A friend recently passed along an article from USA Today titled “Why Certainty About God is Overrated.”
The article told the story of John Polkinghorne, a world class physicist who also has the reputation of being a leading voice on the relationship between science and faith.
Polkinghorne maintains that “We don’t believe in quarks because we see them. We believe in quarks because the theories that have quarks in them work.”
The physicist becomes a bit edgier when he says that, in a similar way, theories that have God in them work. While saying he sees enough evidence for God to believe, and to stake his life on those beliefs, he says that if pressed for proof, he cannot be absolutely and objectively sure.
The article, by author Dean Nelson, goes on to suggest that Polkinghorne’s honesty is a welcome admission in a “modern age doesn’t seem to hold much room for uncertainty or doubt.” After giving polarized examples from both religion and politics, he says the result of absolute certainty is “a demonizing of one group by the other, a rejection of compromise, and behavior by adults that none of us would tolerate in our children.” Imagine,” he adds, “what that debate might have looked like if someone from either side would have said, as the comedian Dennis Miller used to say at the end of his rants, “Of course that’s just my opinion. I might be wrong.”
Interestingly, I recently read an opinion piece on Foxnews.com by Ian Morgan Cron that described, “Five words [that] could prevent the public brawls between Christians who differ in their opinions on social and theological issues.” Those 5? “But I might be wrong.”
So in an age when “proof” is used by science to mean “observable, measurable, repeatable, certainty,” how much room is there in honest faith for doubt?
Seems to me that we are talking about a range of issues: semantics (requires clarity of what we mean by “doubt”); honesty (who among us can say that we never doubt even those things we stake our lives on); attitudes of humility and love (what many resent is when we require them to live by our certainty).

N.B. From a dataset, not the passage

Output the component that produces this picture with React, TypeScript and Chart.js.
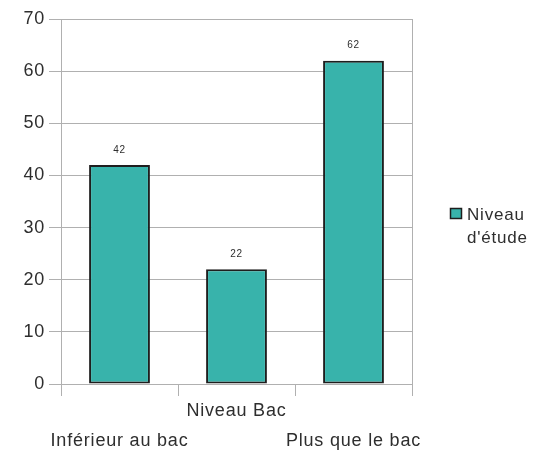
import React, { useEffect, useRef } from "react";
import { Chart, registerables } from "chart.js";

Chart.register(...registerables);

const categories: (string | string[])[] = [["", "Inférieur au bac"], "Niveau Bac", ["", "Plus que le bac"]];
const seriesLabel = "Niveau d'étude";
const seriesValues = [42, 22, 62];
const yTicks = { min: 0, max: 70, step: 10 };

const TEAL = "#38b3ab";
const EDGE = "#1e1e1e";
const GRID = "#b0b0b0";
const TEXT = "#2e2e2e";
const FONT = "'Liberation Sans', Arial, sans-serif";

const spacing = {
  id: "spacing",
  beforeDraw(chart: any) {
    (chart.ctx as any).letterSpacing = "0.8px";
  },
};

const extras = {
  id: "extras",
  afterDatasetsDraw(chart: any) {
    const ctx = chart.ctx;
    const area = chart.chartArea;
    ctx.save();
    // right border
    ctx.strokeStyle = GRID;
    ctx.lineWidth = 1;
    ctx.beginPath();
    ctx.moveTo(Math.round(area.right) + 0.5, area.top);
    ctx.lineTo(Math.round(area.right) + 0.5, area.bottom);
    ctx.stroke();
    // value labels
    const meta = chart.getDatasetMeta(0);
    ctx.fillStyle = TEXT;
    ctx.font = `10px ${FONT}`;
    ctx.textAlign = "center";
    ctx.textBaseline = "middle";
    meta.data.forEach((bar: any, i: number) => {
      ctx.fillText(String(chart.data.datasets[0].data[i]), bar.x, bar.y - 15);
    });
    // legend
    const lx = 450;
    const ly = 208;
    ctx.fillStyle = TEAL;
    ctx.fillRect(lx, ly, 12, 11);
    ctx.strokeStyle = EDGE;
    ctx.lineWidth = 1.5;
    ctx.strokeRect(lx + 0.5, ly + 0.5, 11, 10);
    ctx.fillStyle = TEXT;
    ctx.font = `17px ${FONT}`;
    ctx.textAlign = "left";
    ctx.textBaseline = "middle";
    const label: string = chart.data.datasets[0].label;
    const words = label.split(" ");
    words.forEach((w: string, i: number) => {
      ctx.fillText(w, 467, 215 + i * 23);
    });
    ctx.restore();
  },
};

export default function App() {
  const ref = useRef<HTMLCanvasElement | null>(null);
  useEffect(() => {
    if (!ref.current) return;
    const chart = new Chart(ref.current, {
      type: "bar",
      data: {
        labels: categories,
        datasets: [
          {
            label: seriesLabel,
            data: seriesValues,
            backgroundColor: TEAL,
            borderColor: EDGE,
            borderWidth: 2,
            borderSkipped: false,
            barPercentage: 0.52,
            categoryPercentage: 1,
          },
        ],
      },
      options: {
        responsive: false,
        animation: false,
        layout: { padding: { top: 19, right: 122, left: 0, bottom: 0 } },
        plugins: {
          legend: { display: false },
          tooltip: { enabled: false },
        },
        scales: {
          x: {
            grid: {
              offset: true,
              drawOnChartArea: false,
              drawTicks: true,
              tickLength: 12,
              color: GRID,
            },
            border: { display: true, color: GRID },
            ticks: {
              color: TEXT,
              font: { family: FONT, size: 18, lineHeight: 1.667 },
              padding: 0,
              maxRotation: 0,
              autoSkip: false,
            },
            afterFit(scale: any) {
              scale.height = 70;
            },
          },
          y: {
            min: yTicks.min,
            max: yTicks.max,
            grid: { color: GRID, tickLength: 12 },
            border: { display: true, color: GRID },
            ticks: {
              stepSize: yTicks.step,
              color: TEXT,
              font: { family: FONT, size: 18 },
              padding: 4,
            },
            afterFit(scale: any) {
              scale.width = 61;
            },
          },
        },
      },
      plugins: [spacing, extras],
    });
    return () => chart.destroy();
  }, []);
  return (
    <div style={{ position: "fixed", left: 0, top: 0, width: 534, height: 454, background: "#fff" }}>
      <canvas ref={ref} width={534} height={454} style={{ width: 534, height: 454 }} />
    </div>
  );
}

The Apostle Paul wrote, “I know whom I have believed, and am convinced that he is able to guard what I have entrusted to him for that day” (2Tim 1:12). He was referring to what he had come to believe and know about the God and Father of the Lord Jesus Christ. I resonate with that kind of confidence even though I live with the tension of an “insect-like” mind that occasionally gets stuck on all kinds of thoughts/doubts like “how and why would there even be a God in the first place?”
Then I read the Apostle James who adds that the person who doubts is like a wave of the sea blown and tossed by the wind, and that such a person cannot expect to receive God’s help (James 1:5-8). But I don’t think James is talking about not having an honest doubt. After all, the context is about situations that “test our faith.” How can our faith be tested if there is no thought of doubt that we need to deal with?
I find JB Philips translation of James reasonable. His rendering is that “those who ask God for wisdom must not have secret doubts as to whether we really want God’s help or not.”
So let’s talk about it. What do you think? Can we, like the physicist Polkinghorne, admit that our faith is tested by all kinds of situations that leave us, in some respect, with the lack of “proof” and “certainty”– that requires faith in what we find most reasonable and sure?